Standard ACH transfers settle in one to two business days. Some banks now support same-day ACH, which can land in the receiving account within hours if you initiate it early enough on a business day. Transfers started on weekends or holidays won’t begin processing until the next business day. If speed isn’t critical and you’re moving money domestically, ACH is usually the best option because it costs nothing at most banks.

Wire Transfers

Wire transfers are faster but more expensive. Domestic wires typically complete within hours on the same business day, making them useful when you need money to arrive quickly, like funding a real estate closing or meeting a payment deadline.

The tradeoff is cost. Most banks charge between $15 and $30 for outgoing domestic wires, and some charge a smaller fee on the receiving end as well. You’ll need the recipient’s bank name, routing number, account number, and sometimes a reference or memo. Requests submitted after your bank’s cutoff time, or on weekends and holidays, won’t process until the next business day.

For routine transfers between your own accounts, wire fees rarely make sense. Reserve wires for situations where same-day delivery matters or when the receiving party specifically requires one.

Peer-to-Peer Payment Apps

Apps like Zelle, Venmo, and Cash App can also move money between bank accounts, though they work a bit differently. Zelle is built into many bank apps and sends money directly between bank accounts with no fee, usually arriving within minutes. Venmo and Cash App hold the money in your app balance first, and you then transfer it to your bank.

With Venmo, you can transfer up to $999.99 per week to your bank before completing identity verification. After verifying your identity, limits increase to $5,000 per individual transfer and $19,999.99 per week. Instant transfers to your debit card are available for a small fee, with a minimum transfer of $0.26. Standard transfers to your bank account are free but take one to three business days.

These apps work well for smaller amounts or when you’re transferring money to someone else’s bank account. For larger sums between your own accounts, linking them directly through your bank is more straightforward.

International Transfers

Moving money to a bank in another country involves extra costs and longer timelines. Traditional international wires use the SWIFT network, where your money may pass through one or more intermediary banks before reaching the destination. Each intermediary can deduct its own fee, typically estimated between $15 and $50 per bank. Your own bank will also charge an outgoing wire fee, often $35 to $50 for international sends.

The total cost is hard to predict because you won’t always know how many intermediary banks will handle the transfer. On top of the fees, most banks add a markup to the exchange rate, which can quietly add 1% to 3% to the real cost.

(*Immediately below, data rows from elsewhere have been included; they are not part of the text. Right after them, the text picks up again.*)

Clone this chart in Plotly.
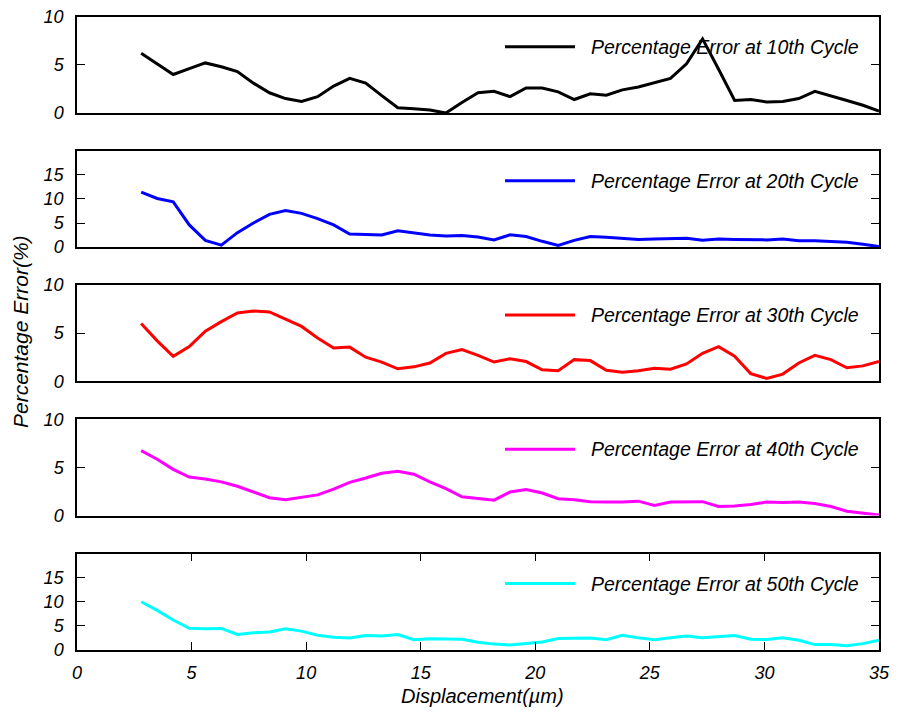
import plotly.graph_objects as go

# ---------------- data ----------------
displacement = [2.8, 3.5, 4.2, 4.9, 5.6, 6.3, 7.0, 7.7, 8.4, 9.1, 9.8, 10.5, 11.2, 11.9,
                12.6, 13.3, 14.0, 14.7, 15.4, 16.1, 16.8, 17.5, 18.2, 18.9, 19.6, 20.3,
                21.0, 21.7, 22.4, 23.1, 23.8, 24.5, 25.2, 25.9, 26.6, 27.3, 28.0, 28.7,
                29.4, 30.1, 30.8, 31.5, 32.2, 32.9, 33.6, 34.3, 35.0]

err_10 = [6.2, 5.1, 4.0, 4.6, 5.2, 4.8, 4.3, 3.1, 2.1, 1.5, 1.2, 1.7, 2.8, 3.6,
          3.1, 1.8, 0.55, 0.45, 0.3, 0.0, 1.1, 2.1, 2.25, 1.7, 2.6, 2.6,
          2.2, 1.4, 2.0, 1.85, 2.4, 2.7, 3.15, 3.6, 5.1, 7.7, 4.55, 1.3,
          1.4, 1.15, 1.2, 1.5, 2.25, 1.8, 1.3, 0.8, 0.2]

err_20 = [11.4, 10.1, 9.4, 4.6, 1.4, 0.4, 3.0, 5.0, 6.8, 7.6, 7.0, 5.9, 4.6, 2.7,
          2.6, 2.5, 3.4, 2.9, 2.5, 2.3, 2.4, 2.1, 1.5, 2.55, 2.2, 1.2,
          0.35, 1.4, 2.2, 2.05, 1.85, 1.6, 1.7, 1.7, 1.85, 1.4, 1.7, 1.6,
          1.5, 1.5, 1.7, 1.3, 1.3, 1.1, 1.0, 0.6, 0.1]

err_30 = [6.0, 4.2, 2.6, 3.6, 5.2, 6.2, 7.1, 7.3, 7.2, 6.45, 5.7, 4.5, 3.45, 3.55,
          2.5, 2.0, 1.3, 1.5, 1.9, 2.9, 3.3, 2.7, 2.0, 2.35, 2.05, 1.2,
          1.1, 2.25, 2.15, 1.15, 0.95, 1.1, 1.35, 1.25, 1.8, 2.9, 3.6, 2.6,
          0.8, 0.3, 0.75, 1.9, 2.7, 2.25, 1.4, 1.6, 2.05]

err_40 = [6.75, 5.85, 4.8, 4.0, 3.8, 3.5, 3.05, 2.45, 1.85, 1.65, 1.9, 2.15, 2.75, 3.45,
          3.9, 4.4, 4.6, 4.3, 3.5, 2.8, 1.95, 1.8, 1.6, 2.45, 2.7, 2.35,
          1.75, 1.65, 1.45, 1.4, 1.4, 1.5, 1.05, 1.4, 1.45, 1.45, 0.95, 1.0,
          1.15, 1.4, 1.35, 1.4, 1.25, 0.95, 0.45, 0.25, 0.05]

err_50 = [10.0, 8.2, 6.2, 4.5, 4.4, 4.45, 3.2, 3.55, 3.7, 4.4, 3.9, 3.05, 2.65, 2.45,
          3.0, 2.9, 3.2, 2.1, 2.3, 2.2, 2.2, 1.6, 1.2, 1.0, 1.3, 1.65,
          2.35, 2.35, 2.45, 2.1, 3.05, 2.5, 2.1, 2.5, 2.9, 2.5, 2.8, 3.0,
          2.2, 2.15, 2.5, 2.0, 1.1, 1.1, 0.85, 1.3, 2.0]

series = [err_10, err_20, err_30, err_40, err_50]
labels = ["Percentage Error at 10th Cycle", "Percentage Error at 20th Cycle",
          "Percentage Error at 30th Cycle", "Percentage Error at 40th Cycle",
          "Percentage Error at 50th Cycle"]
colors = ["#000000", "#0000ff", "#ff0000", "#ff00ff", "#00ffff"]
y_ranges = [[0, 10], [0, 20], [0, 10], [0, 10], [0, 20]]
y_ticks = [[0, 5, 10], [0, 5, 10, 15], [0, 5, 10], [0, 5, 10], [0, 5, 10, 15]]
x_ticks = [0, 5, 10, 15, 20, 25, 30, 35]

# ---------------- layout geometry (pixels) ----------------
W, H = 899, 715
x_left, x_right = 77, 879
tops = [16.7, 150.8, 285.0, 419.3, 553.6]
panel_h = 96.3

FONT = "Liberation Sans"
tick_font = dict(family=FONT, size=18, color="black", style="italic")

fig = go.Figure()
shapes = []
annotations = []

for i in range(5):
    xa = "x" if i == 0 else f"x{i+1}"
    ya = "y" if i == 0 else f"y{i+1}"
    fig.add_trace(go.Scatter(x=displacement, y=series[i], mode="lines",
                             line=dict(color=colors[i], width=3),
                             xaxis=xa, yaxis=ya, showlegend=False,
                             name=labels[i]))
    T = tops[i]
    B = T + panel_h
    dom_y = [1 - B / H, 1 - T / H]
    last = (i == 4)
    xkey = "xaxis" if i == 0 else f"xaxis{i+1}"
    ykey = "yaxis" if i == 0 else f"yaxis{i+1}"
    fig.update_layout(**{
        xkey: dict(domain=[x_left / W, x_right / W], range=[0, 35],
                   anchor=ya, showline=True, mirror=("ticks" if last else True),
                   linecolor="black", linewidth=1.5,
                   ticks=("inside" if last else ""), ticklen=8, tickwidth=1,
                   tickcolor="black",
                   tickvals=x_ticks, showticklabels=last,
                   tickfont=tick_font, ticklabelstandoff=6,
                   showgrid=False, zeroline=False, automargin=False),
        ykey: dict(domain=dom_y, range=y_ranges[i], anchor=xa,
                   showline=True, mirror="ticks", linecolor="black",
                   linewidth=1.5, ticks="inside", ticklen=8, tickwidth=1,
                   tickcolor="black", tickvals=y_ticks[i],
                   tickfont=tick_font, ticklabelstandoff=8,
                   showgrid=False, zeroline=False, automargin=False),
    })
    # hand-drawn legend (long line sample + italic text)
    ly = T + 30
    shapes.append(dict(type="line", xref="paper", yref="paper",
                       x0=505 / W, x1=575 / W, y0=1 - ly / H, y1=1 - ly / H,
                       line=dict(color=colors[i], width=3)))
    annotations.append(dict(xref="paper", yref="paper", x=589 / W, y=1 - ly / H,
                            xanchor="left", yanchor="middle", showarrow=False,
                            text=labels[i],
                            font=dict(family=FONT, size=19.5, color="black",
                                      style="italic")))

annotations.append(dict(xref="paper", yref="paper", x=482 / W, y=1 - 696 / H,
                        xanchor="center", yanchor="middle", showarrow=False,
                        text="Displacement(\u00b5m)",
                        font=dict(family=FONT, size=20, color="black", style="italic")))
annotations.append(dict(xref="paper", yref="paper", x=20 / W, y=1 - 332 / H,
                        xanchor="center", yanchor="middle", showarrow=False,
                        textangle=-90, text="Percentage Error(%)",
                        font=dict(family=FONT, size=21, color="black", style="italic")))

fig.update_layout(width=W, height=H, margin=dict(l=0, r=0, t=0, b=0),
                  paper_bgcolor="white", plot_bgcolor="white",
                  shapes=shapes, annotations=annotations, showlegend=False)

fig.write_html("out.html")
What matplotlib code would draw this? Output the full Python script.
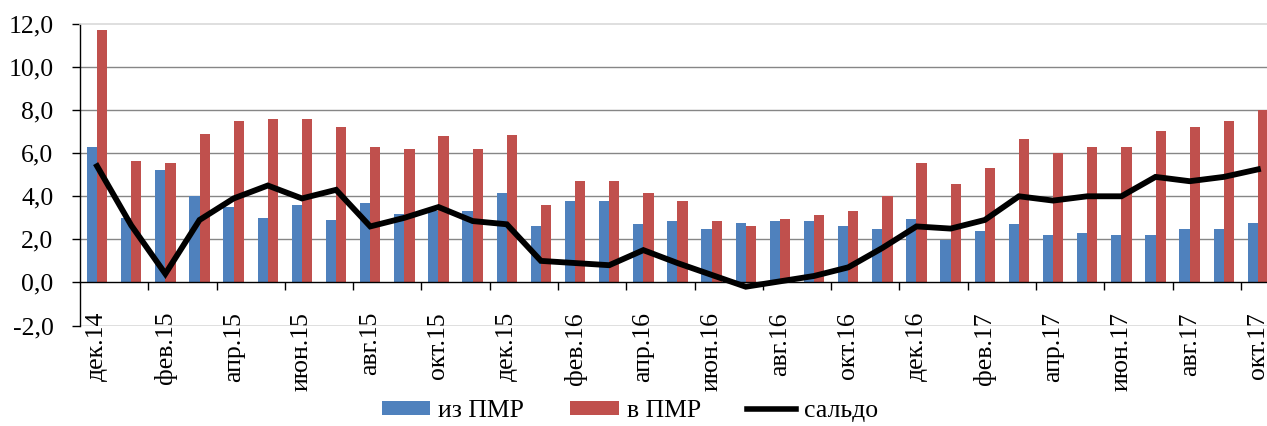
import matplotlib
matplotlib.use("Agg")
import matplotlib.pyplot as plt
from matplotlib.patches import Patch
from matplotlib.lines import Line2D
from matplotlib.transforms import blended_transform_factory

plt.rcParams['font.family'] = ['Liberation Serif', 'DejaVu Serif']
plt.rcParams['font.size'] = 18.5

months = ['дек.14', 'янв.15', 'фев.15', 'мар.15', 'апр.15', 'май.15', 'июн.15',
          'июл.15', 'авг.15', 'сен.15', 'окт.15', 'ноя.15', 'дек.15', 'янв.16',
          'фев.16', 'мар.16', 'апр.16', 'май.16', 'июн.16', 'июл.16', 'авг.16',
          'сен.16', 'окт.16', 'ноя.16', 'дек.16', 'янв.17', 'фев.17', 'мар.17',
          'апр.17', 'май.17', 'июн.17', 'июл.17', 'авг.17', 'сен.17', 'окт.17']

iz_pmr = [6.3, 3.0, 5.2, 4.0, 3.5, 3.0, 3.6, 2.9, 3.7, 3.2, 3.3, 3.3, 4.15, 2.6,
          3.8, 3.8, 2.7, 2.85, 2.5, 2.75, 2.85, 2.85, 2.6, 2.5, 2.95, 1.95, 2.4,
          2.7, 2.2, 2.3, 2.2, 2.2, 2.5, 2.5, 2.75]

v_pmr = [11.7, 5.65, 5.55, 6.9, 7.5, 7.6, 7.6, 7.2, 6.3, 6.2, 6.8, 6.2, 6.85, 3.6,
         4.7, 4.7, 4.15, 3.8, 2.85, 2.6, 2.95, 3.15, 3.3, 4.0, 5.55, 4.55, 5.3,
         6.65, 6.0, 6.3, 6.3, 7.05, 7.2, 7.5, 8.0]

saldo = [5.4, 2.65, 0.4, 2.9, 3.9, 4.5, 3.9, 4.3, 2.6, 3.0, 3.5, 2.85, 2.7, 1.0,
         0.9, 0.8, 1.5, 0.9, 0.35, -0.2, 0.05, 0.3, 0.7, 1.6, 2.6, 2.5, 2.9, 4.0,
         3.8, 4.0, 4.0, 4.9, 4.7, 4.9, 5.25]

yticks = [-2, 0, 2, 4, 6, 8, 10, 12]

BLUE = '#4F81BD'
RED = '#C0504D'
GRID = '#868686'
BORDER = '#D9D9D9'

W, H = 1267, 426
fig = plt.figure(figsize=(W / 100, H / 100), dpi=100)
left_px, right_px, top_px, bot_px = 80, 1275, 24, 325.5
ax = fig.add_axes([left_px / W, (H - bot_px) / H, (right_px - left_px) / W, (bot_px - top_px) / H])

n = len(months)
x = list(range(n))
bw = 0.3
ax.bar([i - bw / 2 for i in x], iz_pmr, width=bw, color=BLUE, zorder=2)
ax.bar([i + bw / 2 for i in x], v_pmr, width=bw, color=RED, zorder=2)
ax.plot(x, saldo, color='black', lw=4.2, zorder=4, solid_joinstyle='miter')

ax.set_xlim(-0.5, n - 0.5)
ax.set_ylim(-2, 12)

# gridlines
for yv in yticks:
    if yv in (2, 4, 6, 8, 10):
        ax.axhline(yv, color=GRID, lw=1.0, zorder=1)
ax.axhline(-2, color=BORDER, lw=1.2, zorder=1)

# spines
ax.spines['right'].set_visible(False)
ax.spines['top'].set_color(BORDER)
ax.spines['top'].set_linewidth(1.2)
ax.spines['left'].set_color('black')
ax.spines['left'].set_linewidth(1.0)
ax.spines['bottom'].set_position(('data', 0))
ax.spines['bottom'].set_color('black')
ax.spines['bottom'].set_linewidth(1.0)
ax.spines['bottom'].set_zorder(3)

ax.set_yticks(yticks)
ax.set_yticklabels([f'{v:.1f}'.replace('.', ',') for v in yticks])
ax.tick_params(axis='y', direction='out', length=6, width=1.0, pad=13, colors='black')

ax.set_xticks([i + 0.5 for i in range(1, n - 1, 2)])
ax.set_xticklabels([])
ax.tick_params(axis='x', direction='out', length=6, width=1.0)

trans = blended_transform_factory(ax.transData, ax.transAxes)
label_top = (bot_px - 312) / (bot_px - top_px)
for i in range(0, n, 2):
    ax.text(i, label_top, months[i], rotation=90, ha='center', va='top',
            transform=trans, fontsize=18.5)

handles = [Patch(facecolor=BLUE, edgecolor='none'),
           Patch(facecolor=RED, edgecolor='none'),
           Line2D([0], [0], color='black', lw=4)]
fig.legend(handles, ['из ПМР', 'в ПМР', 'сальдо'], loc='center',
           bbox_to_anchor=(0.497, 0.035), ncol=3, frameon=False,
           handlelength=1.9, handleheight=0.5, handletextpad=0.3,
           columnspacing=1.8, fontsize=18.5, borderaxespad=0)

fig.savefig('out.png', dpi=100)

If a transfer gets rejected and returned, you may not receive the full original amount because intermediary fees have already been deducted along the way.

When sending internationally through SWIFT, you can sometimes ask your bank to select the “OUR” option, which means you (the sender) cover all correspondent charges so the recipient gets the full amount. Not all banks offer this, and it costs more upfront.

Fintech services like Wise, Remitly, and OFX often provide cheaper international transfers by using local bank networks in each country rather than routing through SWIFT intermediaries. They typically show the total fee and exchange rate before you confirm, so there are fewer surprises. For recurring international transfers or amounts under a few thousand dollars, these services are often significantly cheaper than a traditional bank wire.

What Large Transfers Trigger

You can legally transfer any amount of money between banks, but large transactions create reporting obligations. Banks and financial institutions are required to file currency transaction reports for cash transactions over $10,000. This is automatic and doesn’t mean anything is wrong. It’s a routine anti-money-laundering measure.

Electronic transfers between your own accounts don’t generate the same Form 8300 filings that cash transactions do. However, banks may still flag unusually large or frequent transfers for review under their own fraud-prevention systems. If a transfer is held for review, your bank may contact you to verify the transaction. Having documentation of why you’re moving the money (a home purchase, for example) can speed things along.

Don’t try to break a large transfer into smaller amounts to avoid reporting thresholds. This practice, called structuring, is illegal regardless of whether the underlying money is legitimate.

Choosing the Right Method

  • Free and routine: Link your accounts and use ACH. Best for regular transfers between your own accounts, with one-to-two-day settlement.
  • Same-day domestic: Wire transfer. Expect to pay $15 to $30 but get same-day delivery.
  • Small amounts to other people: Zelle for instant, fee-free delivery. Venmo or Cash App if the recipient prefers those platforms.
  • International: Compare your bank’s wire fees and exchange rate against a fintech transfer service. The difference can be substantial on transfers of a few hundred dollars or more.

Whichever method you choose, double-check the recipient’s account and routing numbers before confirming. Unlike credit card charges, bank transfers are difficult to reverse once they’ve been sent to the wrong account.